Awards, recognition and accolades
Dennis is the recipient of many prestigious awards, including the American Legion Award; Life Saver, Life Award and Golden Life Saver awards given by the Advertising Industry Emergency Fund (AIEF); Silver Medal Award; Man of the Year Award in Advertising; Knight of the Sovereign Order of the State of California; Southern California Broadcasters Association Lifetime Achievement Award; Horatio Alger Award; Humanitarium Award; Millennium Southern California Broadcasters Association Lifetime Achievement Award and countless others. Dennis sits on various boards of directors and holds many trusteeships.

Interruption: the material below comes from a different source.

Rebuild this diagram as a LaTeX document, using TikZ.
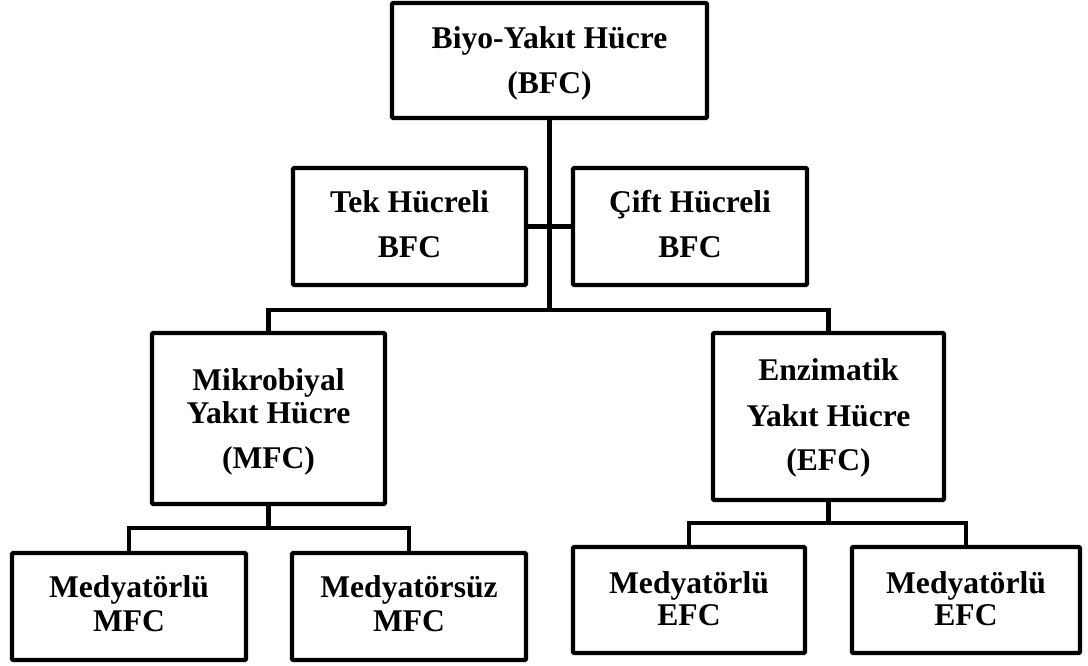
\documentclass[tikz,border=0pt]{standalone}
\usepackage{fontspec}
\setmainfont{Liberation Serif}
\usetikzlibrary{fit}
\begin{document}
\begin{tikzpicture}[x=0.75pt,y=-0.75pt,
  box/.style={draw=black, line width=3.3pt, rounded corners=1pt, inner sep=0pt, fill=white},
  txt/.style={font=\fontsize{23.7}{28}\selectfont\bfseries, anchor=base, inner sep=0pt, text=black},
  conn/.style={draw=black, line width=3.3pt}]
\useasboundingbox (0,0) rectangle (1088,666);

% junction coordinates
\coordinate (b1) at (549,310);
\coordinate (b2) at (268.5,528);
\coordinate (b3) at (828.5,523);

% boxes
\node[box, fit={(392,3) (707,118)}] (top) {};
\node[box, fit={(293,168) (526,285)}] (tek) {};
\node[box, fit={(573,168) (807,285)}] (cift) {};
\node[box, fit={(152,333) (385,504)}] (mfc) {};
\node[box, fit={(713,333) (944,500)}] (efc) {};
\node[box, fit={(12,553) (246,660)}] (m1) {};
\node[box, fit={(292,553) (526,660)}] (m2) {};
\node[box, fit={(573,547) (805,653)}] (e1) {};
\node[box, fit={(852,547) (1080,653)}] (e2) {};

% connectors
\draw[conn] (top.south) -- (top.south |- b1);
\draw[conn] (tek.east) -- (cift.west);
\draw[conn] (mfc.north) |- (b1) -| (efc.north);
\draw[conn] (mfc.south) -- (b2);
\draw[conn] (m1.north) |- (b2) -| (m2.north);
\draw[conn] (efc.south) -- (b3);
\draw[conn] (e1.north) |- (b3) -| (e2.north);

% texts
\node[txt] (t1a) at (549.5,49) {Biyo-Yakıt Hücre};
\node[txt] (t1b) at (549.5,94) {(BFC)};
\node[txt] (t2a) at (409.5,213) {Tek Hücreli};
\node[txt] (t2b) at (409.5,258) {BFC};
\node[txt] (t3a) at (690,213) {Çift Hücreli};
\node[txt] (t3b) at (690,258) {BFC};
\node[txt] (t4a) at (268.5,390) {Mikrobiyal};
\node[txt] (t4b) at (268.5,423) {Yakıt Hücre};
\node[txt] (t4c) at (268.5,468) {(MFC)};
\node[txt] (t5a) at (828.5,380) {Enzimatik};
\node[txt] (t5b) at (828.5,426) {Yakıt Hücre};
\node[txt] (t5c) at (828.5,470) {(EFC)};
\node[txt] (t6a) at (129,597) {Medyatörlü};
\node[txt] (t6b) at (129,631) {MFC};
\node[txt] (t7a) at (409,597) {Medyatörsüz};
\node[txt] (t7b) at (409,631) {MFC};
\node[txt] (t8a) at (689,593) {Medyatörlü};
\node[txt] (t8b) at (689,625) {EFC};
\node[txt] (t9a) at (966,593) {Medyatörlü};
\node[txt] (t9b) at (966,625) {EFC};
\end{tikzpicture}
\end{document}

Philanthropy and environmental activism
Dennis and his wife, Brooks, are ardent patrons of the arts, philanthropists and fund raisers for many charitable causes. Dennis was the founder of the AIEF and continues to support its fund raising activities. The AIEF is a volunteer organization comprised of advertising and promotions industry professionals who have united to help their colleagues survive catastrophic emergencies when they have no other resources left.
Dennis has built a 6,500-acre wetland wildlife preserve in South Carolina (he has planted over one million trees in the wetland wildlife preserve) and is actively purchasing properties contiguous to the current green zone to expand the preserve.
Dennis and his wife have pledged $1 million to endow the Dennis F. and Brooks Holt
Professorship in Public Policy and Communications in the USC School of Public Administration.
Dennis remains true to his impoverished beginnings by helping at-risk students at inner-city schools to develop self-worth, positive thinking and receive educational opportunities. One of his favorite charities is Challengers Boys & Girls Clubs, whose mission is to motivate, educate and elevate the children and teens of South Los Angeles to become responsible, caring and productive adults.